The trial, which was held in secret at the Justice Department, occupied most of the month of July 1942. Biddle accused the Germans of coming to America to wreak havoc and death, basing his accusations on their own confessions. The would-be saboteurs pleaded innocence, denounced Hitler and insisted they had had no intention of actually engaging in sabotage.

The prosecution asked for the death penalty, the punishment required of spies during wartime, but it had a hard time making its case against Dasch and Burger, who had confessed so quickly and collaborated so completely.

On July 27, the defense rested. The seven generals quickly prepared a report and sent it–and the 3,000-page trial transcript–to Roosevelt who, under his proclamation, was responsible for determining the time and place of execution if that was the tribunal’s sentence. Now, finally, Roosevelt found out exactly how Hoover had managed to catch the saboteurs so quickly. He never made any public comment about it, however.

On August 8, six of the eight German agents were electrocuted at the District Jail in Washington, D.C. Burger was sentenced to hard labor for life; Dasch was given 30 years. Meanwhile, fearing more landings, the FBI put out an alert for Walter Kappe and others at the German sabotage school. Late in 1944, the Abwehr did manage to place two spies on the Maine coast, but they were quickly picked up. If other such attempts were made, they have never come to light.

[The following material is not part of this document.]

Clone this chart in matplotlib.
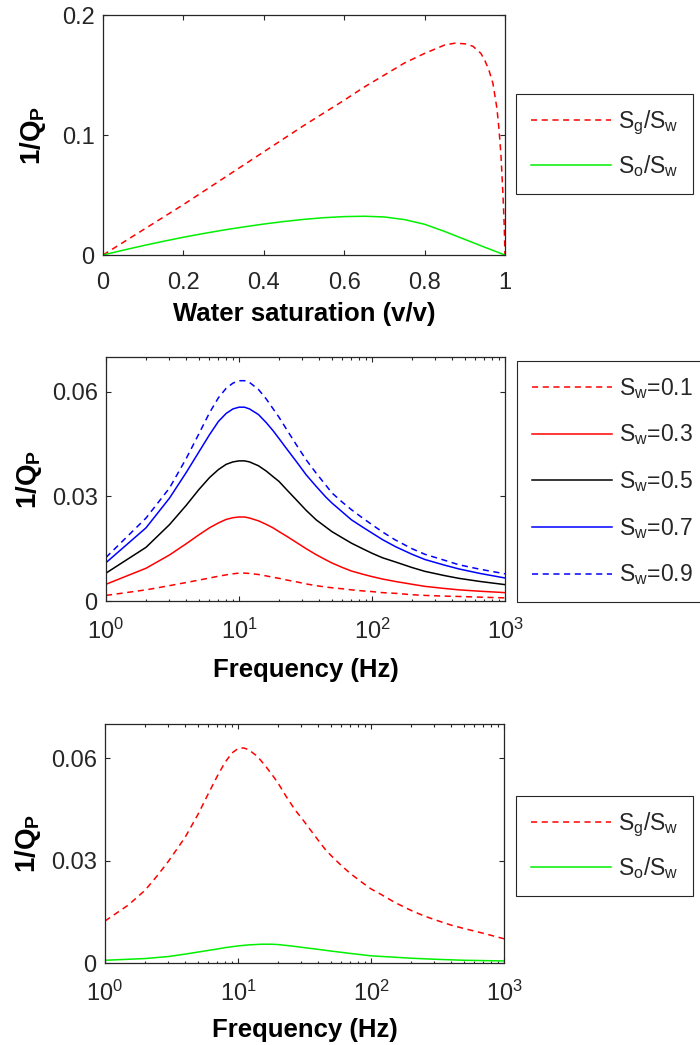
import matplotlib
matplotlib.use("Agg")
import matplotlib.pyplot as plt
from matplotlib.ticker import FixedLocator, LogLocator, NullFormatter

plt.rcParams.update({
    "font.family": ["Liberation Sans", "DejaVu Sans"],
    "mathtext.fontset": "custom",
    "mathtext.rm": "Liberation Sans",
    "mathtext.it": "Liberation Sans:italic",
    "mathtext.bf": "Liberation Sans:bold",
    "axes.linewidth": 0.9,
    "axes.edgecolor": "#262626",
    "xtick.color": "#262626",
    "ytick.color": "#262626",
    "text.color": "#262626",
})

# ---- Panel 1: attenuation versus water saturation ----
sw = [0.0, 0.1, 0.2, 0.3, 0.4, 0.5, 0.6, 0.65, 0.7, 0.75, 0.8, 0.85, 0.875,
      0.9, 0.92, 0.94, 0.95, 0.96, 0.97, 0.98, 0.985, 0.99, 0.995, 0.998, 1.0]
q_gas_sw = [0.0, 0.021, 0.042, 0.064, 0.086, 0.108, 0.129, 0.140, 0.150, 0.160,
            0.168, 0.175, 0.1765, 0.176, 0.174, 0.168, 0.162, 0.154, 0.143, 0.122,
            0.105, 0.083, 0.050, 0.025, 0.0]
sw_oil = [0.0, 0.05, 0.1, 0.15, 0.2, 0.25, 0.3, 0.35, 0.4, 0.45, 0.5, 0.55, 0.6,
          0.65, 0.7, 0.75, 0.8, 0.85, 0.9, 0.95, 1.0]
q_oil_sw = [0.0, 0.0040, 0.0078, 0.0114, 0.0148, 0.0179, 0.0208, 0.0234, 0.0258,
            0.0279, 0.0297, 0.0311, 0.0320, 0.0323, 0.0317, 0.0295, 0.0256, 0.0196,
            0.0130, 0.0064, 0.0]

# ---- Panel 2: attenuation versus frequency for several saturations ----
freq_mid = [1, 2, 3, 4, 5, 6, 7, 8, 9, 10, 11, 12, 14, 16, 18, 20, 23, 27, 32, 38,
            45, 50, 60, 70, 85, 100, 120, 150, 200, 250, 350, 450, 650, 1000]
q_sw01 = [0.0016, 0.0032, 0.0044, 0.0053, 0.0060, 0.0066, 0.0071, 0.0075, 0.0078,
          0.0080, 0.0080, 0.0079, 0.0076, 0.0072, 0.0068, 0.0065, 0.0060, 0.0055,
          0.0049, 0.0044, 0.0040, 0.0038, 0.0035, 0.0032, 0.0029, 0.0027, 0.0024,
          0.0022, 0.0018, 0.0016, 0.0014, 0.0013, 0.0011, 0.0009]
q_sw03 = [0.0048, 0.0094, 0.0132, 0.0164, 0.0190, 0.0210, 0.0224, 0.0234, 0.0239,
          0.0241, 0.0241, 0.0238, 0.0230, 0.0220, 0.0210, 0.0199, 0.0185, 0.0168,
          0.0150, 0.0133, 0.0118, 0.0109, 0.0096, 0.0086, 0.0077, 0.0070, 0.0063,
          0.0056, 0.0048, 0.0042, 0.0036, 0.0032, 0.0028, 0.0024]
q_sw05 = [0.0080, 0.0154, 0.0219, 0.0274, 0.0320, 0.0354, 0.0377, 0.0392, 0.0399,
          0.0402, 0.0402, 0.0399, 0.0388, 0.0373, 0.0357, 0.0343, 0.0318, 0.0290,
          0.0260, 0.0233, 0.0212, 0.0199, 0.0181, 0.0166, 0.0150, 0.0137, 0.0124,
          0.0112, 0.0096, 0.0085, 0.0073, 0.0065, 0.0056, 0.0047]
q_sw07 = [0.0110, 0.0210, 0.0295, 0.0368, 0.0428, 0.0477, 0.0515, 0.0538, 0.0551,
          0.0556, 0.0556, 0.0551, 0.0535, 0.0512, 0.0489, 0.0466, 0.0435, 0.0400,
          0.0362, 0.0329, 0.0298, 0.0281, 0.0255, 0.0233, 0.0212, 0.0195, 0.0176,
          0.0156, 0.0134, 0.0119, 0.0103, 0.0092, 0.0079, 0.0066]
q_sw09 = [0.0125, 0.0238, 0.0324, 0.0408, 0.0480, 0.0540, 0.0583, 0.0610, 0.0625,
          0.0632, 0.0632, 0.0627, 0.0607, 0.0580, 0.0552, 0.0527, 0.0490, 0.0448,
          0.0405, 0.0367, 0.0332, 0.0310, 0.0283, 0.0262, 0.0238, 0.0219, 0.0198,
          0.0175, 0.0150, 0.0134, 0.0117, 0.0104, 0.0091, 0.0078]
sw_labels = ["0.1", "0.3", "0.5", "0.7", "0.9"]

# ---- Panel 3: gas versus oil patches over frequency ----
freq_gas = [1, 1.5, 2, 2.5, 3, 4, 5, 6, 7, 8, 9, 10, 11, 12, 14, 16, 18, 20, 23, 27,
            30, 35, 40, 45, 50, 60, 70, 85, 100, 120, 150, 200, 250, 300, 400, 500,
            700, 1000]
q_gas_f = [0.0123, 0.0170, 0.0213, 0.0258, 0.0298, 0.0368, 0.0435, 0.0497, 0.0548,
           0.0588, 0.0615, 0.0628, 0.0630, 0.0625, 0.0605, 0.0578, 0.0552, 0.0527,
           0.0488, 0.0447, 0.0425, 0.0390, 0.0360, 0.0334, 0.0315, 0.0285, 0.0262,
           0.0237, 0.0217, 0.0200, 0.0178, 0.0154, 0.0138, 0.0127, 0.0111, 0.0101,
           0.0087, 0.0071]
freq_oil = [1, 2, 3, 4, 5, 6, 7, 8, 10, 12, 15, 18, 20, 25, 30, 40, 50, 70, 100,
            150, 200, 300, 500, 1000]
q_oil_f = [0.0008, 0.0013, 0.0019, 0.0026, 0.0032, 0.0037, 0.0041, 0.0045, 0.0050,
           0.0053, 0.0055, 0.0055, 0.0054, 0.0050, 0.0046, 0.0040, 0.0035, 0.0028,
           0.0021, 0.0017, 0.0014, 0.0011, 0.0008, 0.0006]

RED, GREEN, BLUE, BLACK = "#FF0000", "#00F000", "#0000FF", "#000000"
LW = 1.1
DASH = (0, (4, 3))

W, H = 700, 1045
fig = plt.figure(figsize=(W / 100, H / 100), dpi=100)


def add_axes_px(left, top, right, bottom):
    return fig.add_axes([left / W, 1 - bottom / H, (right - left) / W, (bottom - top) / H])


def style_axes(ax):
    ax.tick_params(which="both", direction="in", top=True, right=True, labelsize=17)
    ax.tick_params(which="major", length=3.6, width=0.8)
    ax.tick_params(which="minor", length=1.8, width=0.8)
    ax.tick_params(axis="x", pad=12.5)
    ax.tick_params(axis="y", pad=6)


def ylabel(ax, x):
    ax.set_ylabel(r"$\mathbf{1/Q_P}$", fontsize=20)
    ax.yaxis.set_label_coords(x, 0.5)


def legend(ax, left, top, **kw):
    leg = ax.legend(loc="upper left", bbox_to_anchor=(left / W, 1 - top / H),
                    bbox_transform=fig.transFigure, borderaxespad=0, fontsize=16.5,
                    handlelength=3.5, handletextpad=0.3, borderpad=0.65,
                    fancybox=False, edgecolor="#262626", framealpha=1, **kw)
    leg.get_frame().set_linewidth(0.8)
    return leg


# Panel 1
ax1 = add_axes_px(103, 15, 505, 255)
ax1.plot(sw, q_gas_sw, color=RED, lw=LW, linestyle=DASH, label=r"$\mathrm{S_g/S_w}$")
ax1.plot(sw_oil, q_oil_sw, color=GREEN, lw=LW, label=r"$\mathrm{S_o/S_w}$")
ax1.set_xlim(0, 1)
ax1.set_ylim(0, 0.2)
ax1.xaxis.set_major_locator(FixedLocator([0, 0.2, 0.4, 0.6, 0.8, 1.0]))
ax1.set_xticklabels(["0", "0.2", "0.4", "0.6", "0.8", "1"])
ax1.yaxis.set_major_locator(FixedLocator([0, 0.1, 0.2]))
ax1.set_yticklabels(["0", "0.1", "0.2"])
style_axes(ax1)
ax1.set_xlabel("Water saturation (v/v)", fontsize=18.5, fontweight="bold")
ax1.xaxis.set_label_coords(0.5, -0.195)
ylabel(ax1, -0.136)
legend(ax1, 516, 94, labelspacing=0.7)


def log_axis(ax):
    ax.set_xscale("log")
    ax.set_xlim(1, 1000)
    ax.set_ylim(0, 0.07)
    ax.xaxis.set_major_locator(LogLocator(base=10, numticks=10))
    ax.xaxis.set_minor_locator(LogLocator(base=10, subs=range(2, 10), numticks=20))
    ax.xaxis.set_minor_formatter(NullFormatter())
    ax.yaxis.set_major_locator(FixedLocator([0, 0.03, 0.06]))
    ax.set_yticklabels(["0", "0.03", "0.06"])
    style_axes(ax)
    ax.set_xlabel("Frequency (Hz)", fontsize=18.5, fontweight="bold")
    ax.xaxis.set_label_coords(0.5, -0.232)


# Panel 2
ax2 = add_axes_px(106, 357, 505, 601)
series = [q_sw01, q_sw03, q_sw05, q_sw07, q_sw09]
styles = [(RED, DASH), (RED, "-"), (BLACK, "-"), (BLUE, "-"), (BLUE, DASH)]
for vals, (c, ls), lab in zip(series, styles, sw_labels):
    ax2.plot(freq_mid, vals, color=c, lw=LW, linestyle=ls,
             label=r"$\mathrm{S_w}$=" + lab)
log_axis(ax2)
ylabel(ax2, -0.155)
legend(ax2, 517, 361, labelspacing=0.95)

# Panel 3
ax3 = add_axes_px(105, 724, 504, 963)
ax3.plot(freq_gas, q_gas_f, color=RED, lw=LW, linestyle=DASH, label=r"$\mathrm{S_g/S_w}$")
ax3.plot(freq_oil, q_oil_f, color=GREEN, lw=LW, label=r"$\mathrm{S_o/S_w}$")
log_axis(ax3)
ylabel(ax3, -0.155)
legend(ax3, 516, 796, labelspacing=0.7)

fig.savefig("out.png", dpi=100)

In 1948, Dasch and Burger were deported to Germany, after five years and eight months in prison. In 1953, Der Stern magazine published articles obviously based on information supplied by Burger, which condemned Dasch for causing the deaths of his six colleagues. Vilified in Germany, Dasch unsuccessfully tried to get a pardon from the United States and return to America. In 1959, Dasch published a book that attempted to justify his behavior; he then disappeared from the public eye.